LL. No quiero olvidarme de tu profesión, eres una mujer culta que ha trabajado en el mundo de los libro como editora, traductora, escritora… Cuando hablas de la editorial que te contrató vemos que el machismo (y el clasismo) abundan también en el mundo de las letras. Tienes que ser un hombre para que te reconozcan, para que te vean. “Yo no quería mandar, quería crear, confiesas en un momento determinado. ¿Crees que el machismo dominante invade también estos espacios culturales?
LF. La idea de que la cultura se salva, de alguna manera misteriosa y milagrosa, del machismo y del clasismo reinantes, la idea de que es un reino donde solo imperan la libertad, la calidad, la excelencia, la meritocracia… daría risa si no fuera tan perjudicial.
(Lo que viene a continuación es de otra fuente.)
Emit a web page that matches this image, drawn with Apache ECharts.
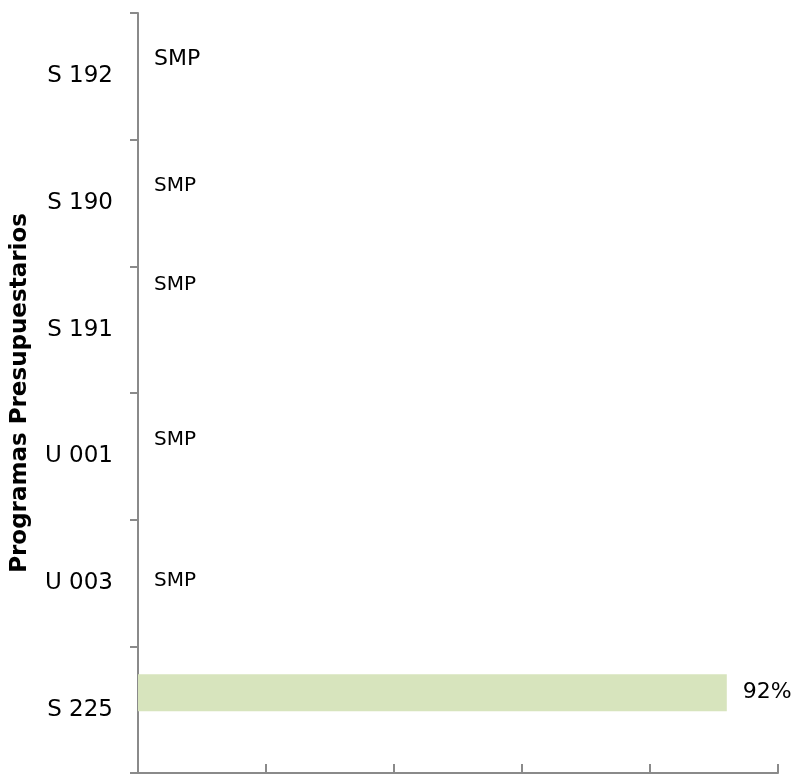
<!DOCTYPE html>
<html>
<head>
<meta charset="utf-8">
<script src="https://cdn.jsdelivr.net/npm/echarts@6/dist/echarts.min.js"></script>
<style>html,body{margin:0;padding:0;background:#fff}#c{width:799px;height:777px}</style>
</head>
<body>
<div id="c"></div>
<script>
// Categories listed bottom to top
var categories = ['S 225', 'U 003', 'U 001', 'S 191', 'S 190', 'S 192'];
// Percentage values (null = SMP, sin meta programada)
var values = [92, null, null, null, null, null];
var axisTitle = 'Programas Presupuestarios';
var xTicks = [0, 20, 40, 60, 80, 100];

// label styling per item (not data)
var labelDy = [0, 15, 0, -28, 0, 0];
var labelSize = [22, 20, 20, 20, 20, 22];

var chart = echarts.init(document.getElementById('c'));
var fontFam = 'DejaVu Sans';
var barData = values.map(function (v, i) {
  return {
    value: v === null ? 0 : v,
    label: { offset: [0, labelDy[i]], fontSize: labelSize[i] }
  };
});
chart.setOption({
  animation: false,
  grid: { left: 138, right: 21, top: 13, bottom: 4, containLabel: false },
  xAxis: {
    type: 'value',
    min: xTicks[0],
    max: xTicks[xTicks.length - 1],
    interval: xTicks[1] - xTicks[0],
    axisLabel: { show: false },
    splitLine: { show: false },
    axisLine: { show: true, lineStyle: { color: '#8a8a8a', width: 2 } },
    axisTick: { show: true, inside: true, length: 9, lineStyle: { color: '#8a8a8a', width: 2 } }
  },
  yAxis: {
    type: 'category',
    data: categories,
    name: axisTitle,
    nameLocation: 'middle',
    nameGap: 106,
    nameRotate: 90,
    nameTextStyle: { fontFamily: fontFam, fontWeight: 'bold', fontSize: 23, color: '#000' },
    axisLine: { show: true, lineStyle: { color: '#8a8a8a', width: 2 } },
    axisTick: { show: true, length: 8, lineStyle: { color: '#8a8a8a', width: 2 } },
    axisLabel: { margin: 25, fontFamily: fontFam, fontSize: 23, color: '#000' }
  },
  series: [
    {
      type: 'bar',
      data: barData,
      barWidth: 37,
      barGap: '-8%',
      itemStyle: { color: '#D7E4BD' },
      label: {
        show: true,
        position: 'right',
        distance: 16,
        fontFamily: fontFam,
        color: '#000',
        formatter: function (p) {
          return values[p.dataIndex] === null ? 'SMP' : p.value + '%';
        }
      }
    },
    {
      type: 'bar',
      data: categories.map(function () { return null; }),
      barWidth: 37,
      silent: true
    }
  ]
});
</script>
</body>
</html>
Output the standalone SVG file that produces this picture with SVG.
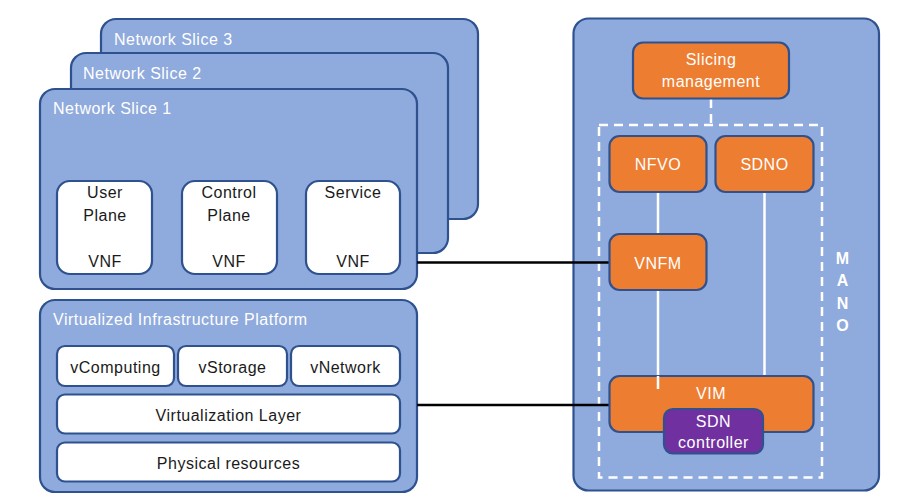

Por supuesto, la cultura reproduce, amplifica y legitima la desigualdad, tanto en sus estructuras (ausencia o escasez de mujeres y sobrerrepresentación masculina en todos los espacios de poder cultural, como en los espacios de poder en cualquier otro ámbito) sino en sus contenidos. Películas, novelas, anuncios, libros infantiles… glorifican las fratrías masculinas, ningunean a las mujeres, justifican la violencia contra ellas, exaltan su sufrimiento… Y en cuanto abrimos la boca para criticarlo, saltan todas las alarmas: nos acusan, como un solo hombre, de fanáticas, censoras, inquisidoras… Vaya, ¿desde cuándo no se puede analizar, criticar, sugerir otras lecturas, otros relatos…? A mí me gustaría que la cultura y sus protagonistas fueran un poco más humildes y autocríticos.
Por último, me ha parecido un libro muy bien escrito, estupendamente estructurado. Hay mucho respeto hacia quien lo lee y eso es de agradecer. Como lectora me gusta que no se hagan concesiones gratuitas, que no se trate de agradar, de complacer por encima de todo. Creo que has escrito un gran libro. Enhorabuena.
¡¡Gracias, Lourdes!! Yo te admiro mucho como editora, intelectual, activista… y es un honor para mí lo que dices de mi libro.